* **What you are asked to do**
Repeat, exactly and only, the lines from the beginning of the data through the line with "import * as". Pictures are left out.

====================

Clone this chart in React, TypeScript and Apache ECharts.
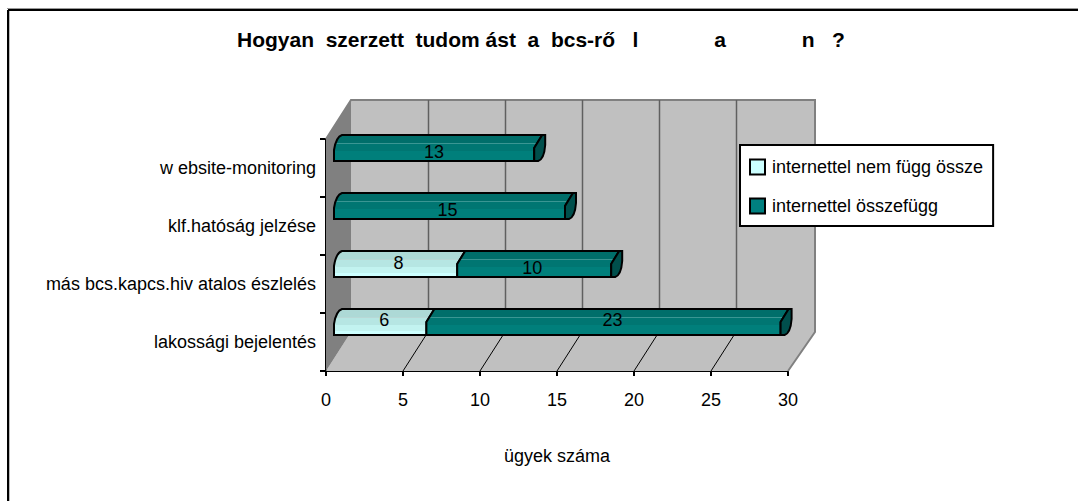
import React, { useEffect, useRef } from "react";
import * as echarts from "echarts";

const categories = ["lakossági bejelentés", "más bcs.kapcs.hiv atalos észlelés", "klf.hatóság jelzése", "w ebsite-monitoring"];
const seriesNames = ["internettel nem függ össze", "internettel összefügg"];
const lightValues = [6, 8, 0, 0];
const darkValues = [23, 10, 15, 13];
const wallTicks = [5, 10, 15, 20, 25];
const lightLabelNudgeX = [4, 3, 0, 0];
const lightLabelNudgeY = [-2, -1, 0, 0];
const darkLabelNudgeX = [9, -2, -2, 0];
const darkLabelNudgeY = [-2, 4, 4, 4];
const nb = (n: number) => "\u00a0".repeat(n);
const titleText = "Hogyan" + nb(2) + "szerzett" + nb(2) + "tudom ást" + nb(2) + "a" + nb(2) + "bcs-rő" + nb(3) + "l" + nb(13) + "a" + nb(13) + "n" + nb(3) + "?";

const FONT = "'Liberation Sans', Arial, sans-serif";
const DX = 25;
const DY = -39;
const BAR_DX = 8;

const bands = (stops: [number, number, string][]) =>
  new echarts.graphic.LinearGradient(
    0, 0, 0, 1,
    stops.flatMap(([a, b, c]) => [{ offset: a, color: c }, { offset: b, color: c }])
  );

const lightFill = () =>
  bands([
    [0, 0.3, "#add9d6"],
    [0.3, 0.34, "#b8d8d6"],
    [0.34, 0.6, "#b6e6e3"],
    [0.6, 0.85, "#c2f3f0"],
    [0.85, 1, "#ccffff"],
  ]);
const darkFill = () =>
  bands([
    [0, 0.3, "#006e6a"],
    [0.3, 0.35, "#3a9693"],
    [0.35, 0.6, "#007672"],
    [0.6, 1, "#007f7b"],
  ]);

function barItem(api: any, fill: () => any) {
  const start = api.value(0);
  const end = api.value(1);
  const cat = api.value(2);
  if (end <= start) return null;
  const [x0, cy] = api.coord([start, cat]);
  const [x1] = api.coord([end, cat]);
  const xs = x0 + BAR_DX;
  const xe = x1 + BAR_DX;
  const top = cy - 33;
  const bottom = cy - 7;
  const left =
    start === 0
      ? `M${xs} ${bottom}L${xs} ${bottom - 11}Q${xs + 2} ${top + 2} ${xs + 8} ${top}`
      : `M${xs} ${bottom}L${xs} ${bottom - 13}L${xs + 8} ${top}`;
  const body = `${left}L${xe + 8} ${top}L${xe} ${bottom - 13}L${xe} ${bottom}Z`;
  const cap = `M${xe + 8} ${top}L${xe + 11} ${top}L${xe + 11} ${top + 10}Q${xe + 10} ${bottom - 2} ${xe + 4} ${bottom}L${xe} ${bottom}L${xe} ${bottom - 13}Z`;
  const children: any[] = [
    { type: "path", shape: { pathData: body }, style: { fill: fill(), stroke: "#000", lineWidth: 2 } },
  ];
  if (api.value(5)) {
    children.push({ type: "path", shape: { pathData: cap }, style: { fill: "#004f4c", stroke: "#000", lineWidth: 2 } });
  }
  children.push({
    type: "text",
    style: {
      text: String(end - start),
      x: (xs + xe) / 2 + api.value(3),
      y: (top + bottom) / 2 + api.value(4),
      align: "center",
      verticalAlign: "middle",
      font: `18px ${FONT}`,
      fill: "#000",
    },
  });
  return { type: "group", children };
}

function barData(starts: number[], values: number[], nx: number[], ny: number[], cap: boolean) {
  return values.map((v, i) => [starts[i], starts[i] + v, i, nx[i], ny[i], cap ? 1 : 0]);
}

export default function App() {
  const ref = useRef<HTMLDivElement>(null);
  useEffect(() => {
    const chart = echarts.init(ref.current!, undefined, { renderer: "svg" });
    const zeros = lightValues.map(() => 0);
    const blue = (c: string) => ({ color: c, borderColor: "#000", borderWidth: 2 });
    chart.setOption({
      animation: false,
      backgroundColor: "#fff",
      textStyle: { fontFamily: FONT },
      title: {
        text: titleText,
        left: 237,
        top: 29,
        padding: 0,
        textStyle: { fontFamily: FONT, fontSize: 21, fontWeight: "bold", color: "#000" },
      },
      legend: {
        orient: "vertical",
        left: 740,
        top: 145,
        padding: [13, 10, 11, 9],
        itemGap: 21,
        itemWidth: 15,
        itemHeight: 15,
        backgroundColor: "#fff",
        borderColor: "#000",
        borderWidth: 2,
        textStyle: { fontFamily: FONT, fontSize: 18, color: "#000", padding: [0, 0, 0, 2] },
        data: [
          { name: seriesNames[0], icon: "rect", itemStyle: blue("#ccffff") },
          { name: seriesNames[1], icon: "rect", itemStyle: blue("#008080") },
        ],
      },
      grid: { left: 326, top: 139, width: 462, height: 232, containLabel: false },
      xAxis: {
        type: "value",
        min: 0,
        max: 30,
        interval: 5,
        name: "ügyek száma",
        nameLocation: "middle",
        nameGap: 85,
        nameTextStyle: { fontFamily: FONT, fontSize: 18, color: "#000", verticalAlign: "middle" },
        axisLine: { show: true, lineStyle: { color: "#000", width: 2 } },
        axisTick: { show: true, length: 5, lineStyle: { color: "#000", width: 2 } },
        axisLabel: { margin: 20, fontFamily: FONT, fontSize: 18, color: "#000" },
        splitLine: { show: false },
      },
      yAxis: {
        type: "category",
        data: categories,
        axisLine: { show: true, lineStyle: { color: "#000", width: 2 } },
        axisTick: { show: true, length: 6, lineStyle: { color: "#000", width: 2 } },
        axisLabel: { margin: 10, fontFamily: FONT, fontSize: 18, color: "#000" },
        splitLine: { show: false },
      },
      series: [
        {
          type: "custom",
          name: "walls",
          silent: true,
          z: 1,
          clip: false,
          data: [[0]],
          encode: { x: 0 },
          renderItem: (params: any) => {
            const { x, y, width: w, height: h } = params.coordSys;
            const bx = x + DX;
            const by = y + DY;
            const bottom = y + h;
            return {
              type: "group",
              children: [
                { type: "polygon", shape: { points: [[bx, by], [bx + w + 2, by], [bx + w + 2, bottom + DY], [bx, bottom + DY]] }, style: { fill: "#c0c0c0" } },
                { type: "polygon", shape: { points: [[x, bottom], [bx, bottom + DY], [bx + w + 2, bottom + DY], [x + w, bottom]] }, style: { fill: "#c0c0c0" } },
                { type: "polygon", shape: { points: [[x, y], [bx, by], [bx, bottom + DY], [x, bottom]] }, style: { fill: "#808080" } },
                { type: "polyline", shape: { points: [[x, y], [bx, by], [bx + w + 2, by], [bx + w + 2, bottom + DY], [x + w, bottom]] }, style: { fill: "none", stroke: "#808080", lineWidth: 2 } },
              ],
            };
          },
        },
        {
          type: "custom",
          name: "gridlines",
          silent: true,
          z: 1,
          clip: false,
          data: wallTicks.map((t) => [t]),
          encode: { x: 0 },
          renderItem: (params: any, api: any) => {
            const { y, height: h } = params.coordSys;
            const [px] = api.coord([api.value(0), 0]);
            const bottom = y + h;
            return {
              type: "group",
              children: [
                { type: "line", shape: { x1: px + DX + 0.5, y1: y + DY, x2: px + DX + 0.5, y2: bottom + DY }, style: { stroke: "#606060", lineWidth: 1.5 } },
                { type: "line", shape: { x1: px, y1: bottom, x2: px + DX, y2: bottom + DY }, style: { stroke: "#000", lineWidth: 1 } },
              ],
            };
          },
        },
        {
          type: "custom",
          name: seriesNames[0],
          z: 2,
          clip: false,
          itemStyle: { color: "#ccffff" },
          data: barData(zeros, lightValues, lightLabelNudgeX, lightLabelNudgeY, false),
          encode: { x: [0, 1], y: 2 },
          renderItem: (_: any, api: any) => barItem(api, lightFill),
        },
        {
          type: "custom",
          name: seriesNames[1],
          z: 3,
          clip: false,
          itemStyle: { color: "#008080" },
          data: barData(lightValues, darkValues, darkLabelNudgeX, darkLabelNudgeY, true),
          encode: { x: [0, 1], y: 2 },
          renderItem: (_: any, api: any) => barItem(api, darkFill),
        },
      ],
      graphic: [
        { type: "line", shape: { x1: 8, y1: 10, x2: 1078, y2: 10 }, style: { stroke: "#000", lineWidth: 2 }, silent: true },
        { type: "line", shape: { x1: 8, y1: 10, x2: 8, y2: 501 }, style: { stroke: "#000", lineWidth: 2 }, silent: true },
        { type: "line", shape: { x1: 7, y1: 8.5, x2: 1078, y2: 8.5 }, style: { stroke: "#999", lineWidth: 1 }, silent: true },
        { type: "line", shape: { x1: 9.5, y1: 11, x2: 9.5, y2: 501 }, style: { stroke: "#bbb", lineWidth: 1 }, silent: true },
      ],
    });
    return () => chart.dispose();
  }, []);
  return <div ref={ref} style={{ position: "absolute", left: 0, top: 0, width: 1078, height: 501 }} />;
}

====================

* **Full answer**
Clone this chart in React, TypeScript and Apache ECharts.
import React, { useEffect, useRef } from "react";
import * as echarts from "echarts";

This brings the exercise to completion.